For decades, this team has functioned as the Willensnation — a nation by will, not blood — manifested in studs and polyester. Lacking the demographic depth to waste talent on ego, they have constructed a footballing identity based on the fierce protection of the collective. It is a system built on tolerances so tight that individual brilliance is often sanded down to fit the casing. When you watch them, you are not watching 11 men hoping for glory; you are watching a federal council in shorts, negotiating space with the solemnity of a treaty signing.
This devotion to the plan makes them arguably the most annoying opponent in world football. They are the ‘Escalator’ of the international game: reliable, mechanical, and capable of grinding the most flamboyant attacks into a sort of grey dust. They do not collapse. They retreat into a medium block that has the structural integrity of a bank vault, funnelling play into harmless zones with a patience that borders on the sadistic. It is a triumph of civic pride — the belief that if we all just do our jobs exactly as specified in the manual, disaster cannot touch us.

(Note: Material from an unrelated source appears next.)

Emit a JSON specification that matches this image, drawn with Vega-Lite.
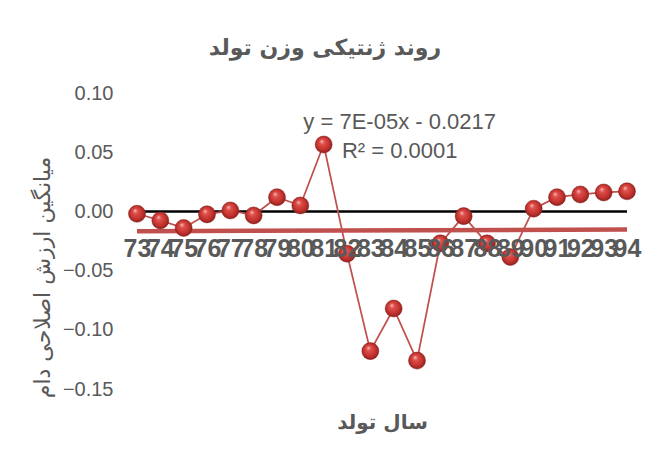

Yet, there is a tragedy in this precision. The same mechanism that prevents them from being thrashed by Brazil also prevents them from truly hurting them. Football, in its cruelest moments — the penalty shootout, the dying seconds of a knockout tie — demands entropy. It demands the irrational, the reckless, and the unfair. The Swiss system, optimized to eliminate error, struggles to manufacture the kind of beautiful, jagged chaos required to shatter the quarterfinal barrier. They can calibrate the game to a standstill, but they cannot always torque it into a victory.
We saw the fracture in this logic during the Euro 2021 shootout against Spain, where the collective nerve simply sheared under the load. The system provided no protocol for the solitary terror of the spot-kick.
And yet, we also saw the glorious counter-argument against France just days prior — a moment where the machine suddenly overheated, ignored its own safety valves, and produced a comeback of such raw, uncalculated audacity that it didn't make sense. It was the only time the engineers dropped their clipboards and simply fought.
The future of this team lies in that tension. A new generation, influenced by the diaspora and raised in the high-pressing academies of the Bundesliga, is beginning to ask if the tolerances can be loosened. They are testing whether a little bit of structural instability might actually be the key to higher performance. For now, the Swiss remain the world’s most competent inhibitors, a team you have to beat twice: once to break their structure, and again to break their will. They are a brave experiment in order, forever trying to prove that you can tame a hurricane with a slide rule.